Always check your ammo? Try the chamber
Some cannon just refuse to believe the war is over. Take for example this cannon sitting in a shed in New York’s Central Park, said to originate aboard the H.M.S. Hussar during the American Revolutionary War.
http://www.cnn.com/2013/01/13/us/new-york-loaded-antique-cannon/index.html?hpt=hp_t2
My amateur opinion is that a few hundred years of rust and the effects of New York humidity on the gunpowder probably neutralized this threat a few years back. But what do I know.
The article says it was last fired over 200 years ago, so either the journalist’s math was off by a century, or some 19C gunner screwed up.

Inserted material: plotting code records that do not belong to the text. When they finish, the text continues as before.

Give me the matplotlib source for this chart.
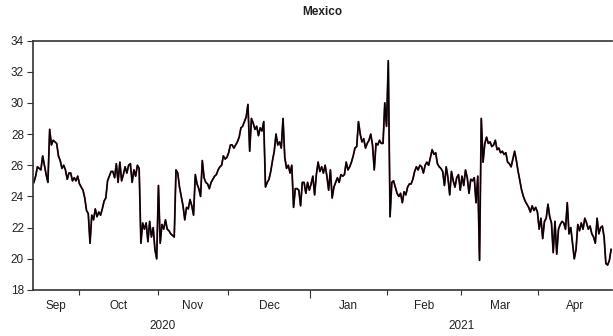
import numpy as np
import matplotlib
matplotlib.use("Agg")
import matplotlib.pyplot as plt

plt.rcParams["font.family"] = ["Liberation Sans", "DejaVu Sans"]

# Peso level, two observations per trading day, grouped by month
sep_2020 = [24.9, 25.3, 25.9, 25.8, 25.7, 26.6, 26.0, 25.4, 24.9, 28.3,
            27.3, 27.6, 27.5, 27.4, 26.6, 26.3, 25.8, 26.0, 25.7, 25.1,
            25.5, 25.5, 25.0, 25.2, 25.0, 25.3]
oct_2020 = [24.8, 24.6, 24.4, 23.9,
            23.1, 22.9, 21.0, 22.8, 22.5, 23.2, 22.7, 23.0, 22.8, 23.2,
            23.7, 23.9, 25.0, 25.3, 25.6, 25.6, 25.2, 26.1, 24.9, 26.2,
            25.0, 25.4, 25.9, 25.5, 26.0, 26.1, 24.9, 25.7, 25.3, 26.0,
            25.8, 21.0, 22.3, 21.9, 22.3, 21.1, 22.4, 21.4, 22.0, 20.6,
            20.0]
nov_2020 = [24.7, 21.0, 22.2, 21.9, 22.5, 21.9, 21.8, 21.6, 21.5,
            21.4, 25.7, 25.5, 24.6, 24.0, 23.4, 22.5, 23.3, 23.2, 23.8,
            23.4, 22.8, 25.4, 24.8, 24.5, 24.0, 26.3, 25.2, 24.9, 24.8,
            24.5, 24.9, 25.1, 25.3, 25.4, 25.7, 25.9, 26.0, 26.6, 26.4, 26.5]
dec_2020 = [26.8, 27.3, 27.3, 27.1, 27.3, 27.5, 27.8, 28.4, 28.5,
            28.8, 29.1, 29.9, 26.9, 29.0, 28.7, 28.3, 28.5, 27.9, 28.4,
            28.2, 28.8, 24.6, 24.9, 25.1, 25.6, 26.3, 26.9, 28.0, 27.3,
            27.5, 27.1, 29.0, 26.5, 25.8, 26.0, 25.5, 26.0, 23.3, 24.5,
            24.5, 24.4, 23.4, 24.9, 24.9, 24.2, 24.9, 24.4]
jan_2021 = [24.8, 25.3,
            24.1, 25.4, 26.2, 25.6, 25.9, 25.5, 26.0, 25.3, 24.4, 25.7,
            23.9, 24.6, 24.9, 25.2, 24.9, 25.4, 25.3, 25.4, 26.2, 25.7,
            25.9, 26.2, 26.6, 27.1, 27.2, 28.8, 28.0, 27.5, 27.7, 27.1,
            27.4, 27.6, 28.0, 27.3, 25.7, 27.4, 27.3, 27.6, 27.4, 27.4,
            30.0, 28.5]
feb_2021 = [32.7, 22.7, 24.9, 25.0, 24.6, 24.2, 24.0, 24.2,
            23.6, 24.3, 24.1, 24.6, 24.8, 24.8, 25.1, 25.6, 25.9, 25.7,
            26.0, 25.9, 25.5, 26.0, 26.2, 26.0, 26.5, 27.0, 26.7, 26.8,
            26.1, 25.9, 25.8, 25.6, 24.7, 25.9, 25.2, 24.1, 25.6, 25.0,
            24.6, 25.2, 25.4, 24.4]
mar_2021 = [25.3, 24.7, 25.7, 25.2, 24.2, 25.1,
            25.0, 25.2, 23.6, 25.3, 19.9, 29.0, 26.2, 27.4, 27.8, 27.4,
            27.5, 27.2, 27.3, 27.6, 27.0, 27.1, 26.8, 26.9, 26.7, 26.8,
            26.2, 26.1, 25.9, 26.4, 26.9, 26.3, 25.6, 25.0, 24.4, 24.0,
            23.7, 23.5, 23.3, 23.0, 23.4, 23.1, 23.3, 23.0]
apr_2021 = [21.9, 22.6,
            21.3, 22.4, 22.6, 23.5, 22.7, 22.3, 20.4, 22.4, 20.3, 21.9,
            22.2, 22.4, 22.3, 21.9, 23.6, 21.6, 22.0, 21.0, 20.0, 20.6,
            22.2, 21.8, 22.3, 21.9, 22.6, 22.3, 21.9, 22.1, 21.6, 21.4,
            21.0, 22.6, 21.6, 22.0, 22.1, 21.4, 19.7, 19.6, 19.9, 20.6]

months = ["Sep", "Oct", "Nov", "Dec", "Jan", "Feb", "Mar", "Apr"]
month_years = [2020, 2020, 2020, 2020, 2021, 2021, 2021, 2021]
month_series = [sep_2020, oct_2020, nov_2020, dec_2020,
                jan_2021, feb_2021, mar_2021, apr_2021]
y_ticks = [18, 20, 22, 24, 26, 28, 30, 32, 34]

values = np.concatenate([np.asarray(m, dtype=float) for m in month_series])
obs = np.arange(len(values))

counts = np.array([len(m) for m in month_series])
starts = np.concatenate([[0], np.cumsum(counts)[:-1]])
ends = starts + counts - 1

fig = plt.figure(figsize=(6.13, 3.36), dpi=100)
ax = fig.add_axes([33 / 613, 1 - 290 / 336, 579 / 613, 249.5 / 336])

ax.plot(obs, values, color="#7a2348", lw=1.3)
ax.plot(obs, values, color="black", lw=1.0)

ax.set_xlim(-0.5, len(values) - 0.5)
ax.set_ylim(18, 34)

for side in ("left", "bottom", "top", "right"):
    ax.spines[side].set_color("#333333")
    ax.spines[side].set_linewidth(1.2)
ax.spines["right"].set_visible(False)

ax.set_yticks(y_ticks)
ax.tick_params(axis="y", direction="out", length=4.5, width=0.8,
               colors="#333333", labelcolor="#222222", labelsize=8.5, pad=2)

# month boundaries as ticks, month names centred between them
ax.set_xticks(starts[1:] - 0.5)
ax.set_xticklabels([])
ax.tick_params(axis="x", which="major", direction="out", length=3.5,
               width=0.8, colors="#333333")
ax.set_xticks((starts + ends) / 2, minor=True)
ax.set_xticklabels(months, minor=True)
ax.tick_params(axis="x", which="minor", length=0, labelsize=8.5,
               labelcolor="#222222", pad=7.5)

# longer tick where the year changes
years = np.array(month_years)
for i in range(1, len(starts)):
    if years[i] != years[i - 1]:
        ax.xaxis.get_major_ticks()[i - 1].tick1line.set_markersize(5.5)

mids = (starts + ends) / 2
for yr in np.unique(years):
    sel = mids[years == yr]
    ax.text((sel.min() + sel.max()) / 2, -0.145, str(yr),
            transform=ax.get_xaxis_transform(), ha="center", va="center",
            fontsize=8.5, color="#222222")

fig.text(322.5 / 613, 1 - 12 / 336, "Mexico", ha="center", va="center",
         fontsize=8.5, fontweight="bold", color="#222222")

fig.savefig("out.png", dpi=100)
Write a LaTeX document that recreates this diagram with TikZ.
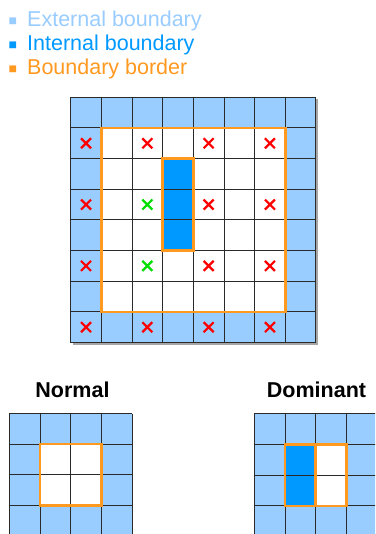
\documentclass[tikz,border=0pt]{standalone}
\usepackage{fontspec}
\setmainfont{Liberation Sans}
\definecolor{extb}{HTML}{99CCFF}
\definecolor{intb}{HTML}{0099FF}
\definecolor{bord}{HTML}{FF9920}
\definecolor{gridc}{HTML}{2A2A2A}
\definecolor{xred}{HTML}{FF0000}
\definecolor{xgreen}{HTML}{00DD00}
\tikzset{
  gridline/.style={gridc, line width=0.9pt},
  borderline/.style={bord, line width=2.6pt},
  crossmark/.pic={\draw[line width=2.2pt] (-5pt,-5pt) -- (5pt,5pt) (-5pt,5pt) -- (5pt,-5pt);},
  legtext/.style={anchor=base west, inner sep=0pt, font=\fontsize{21.5}{24}\selectfont},
  legsq/.style={anchor=base west, inner sep=0pt, font=\fontsize{14}{15}\selectfont},
  title/.style={anchor=base, inner sep=0pt, font=\fontsize{21.5}{24}\selectfont\bfseries},
}
\newcommand{\cellgrid}[1]{%
  \foreach \k in {0,...,#1} {
    \draw[gridline] (\k,0) -- (\k,#1);
    \draw[gridline] (0,\k) -- (#1,\k);
  }}
\begin{document}
\begin{tikzpicture}[x=1pt,y=-1pt]
\useasboundingbox (0,0) rectangle (375,534);
\clip (0,0) rectangle (375,534);
\fill[white] (0,0) rectangle (375,534);
% legend
\node[legsq, extb] (s1) at (8.5,25.5) {■};
\node[legtext, extb] (l1) at (27,26.5) {External boundary};
\node[legsq, intb] (s2) at (8.5,49.5) {■};
\node[legtext, intb] (l2) at (27,50.5) {Internal boundary};
\node[legsq, bord] (s3) at (8.5,74) {■};
\node[legtext, bord] (l3) at (27,75) {Boundary border};
% main grid
\fill[black!35] (72.7,99.3) rectangle (317.9,345);
\begin{scope}[x=30.65pt, y=-30.65pt, shift={(70.7pt,-97.3pt)}]
  \fill[extb] (0,0) rectangle (8,8);
  \fill[white] (1,1) rectangle (7,7);
  \fill[intb] (3,2) rectangle (4,5);
  \cellgrid{8}
  \draw[borderline] (1,1) rectangle (7,7);
  \draw[borderline] (3,2) rectangle (4,5);
  \foreach \r in {1,7} {
    \foreach \c in {0,2,4,6} { \pic[xred] at (\c+0.5,\r+0.5) {crossmark}; }
  }
  \foreach \r in {3,5} {
    \foreach \c in {0,4,6} { \pic[xred] at (\c+0.5,\r+0.5) {crossmark}; }
    \pic[xgreen] at (2.5,\r+0.5) {crossmark};
  }
\end{scope}
% titles
\node[title] (tn) at (72.5,397) {Normal};
\node[title] (td) at (316.5,397) {Dominant};
% normal grid
\begin{scope}[x=30.67pt, y=-30.67pt, shift={(9.3pt,-413.5pt)}]
  \fill[extb] (0,0) rectangle (4,4);
  \fill[white] (1,1) rectangle (3,3);
  \cellgrid{4}
  \draw[borderline] (1,1) rectangle (3,3);
\end{scope}
% dominant grid
\begin{scope}[x=30.67pt, y=-30.67pt, shift={(254.3pt,-413.8pt)}]
  \fill[extb] (0,0) rectangle (4,4);
  \fill[white] (1,1) rectangle (3,3);
  \fill[intb] (1,1) rectangle (2,3);
  \cellgrid{4}
  \draw[borderline] (1,1) rectangle (3,3);
  \draw[borderline] (1,1) rectangle (2,3);
\end{scope}
\end{tikzpicture}
\end{document}
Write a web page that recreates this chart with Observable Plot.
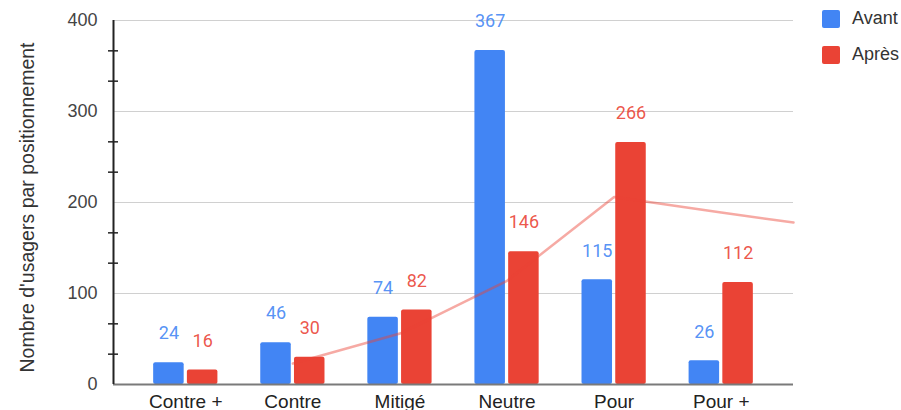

Black powder is pretty tricky…getting it wet disables it while it’s wet, once it’s dry, it become effective again (wet mixing was used during manufacture to improve safety). The chemical changes that take place over time tend to make it more rather than less volatile. Back when I was in law enforcement, the local (central Virginia) bomb squads owed a significant portion of their hours to unexploded Civil War ordinance, which they hated with a passion due to its unpredictable nature.
Ah, corned gunpowder. Once, a rather bad student who clearly hadn’t done the reading or been attending class, asked why they put corn in the powder. D’oh! It probably wouldn’t have helped if I told him not to worry because when the English said ‘corn’ they actually meant ‘wheat’.
Should have told the lad that the corn was to make the corned powder hash taste better
Interestingly enough, the effect from corning it is the same reason that grain silos sometimes go “boom” – an efficient fuel/air mixture.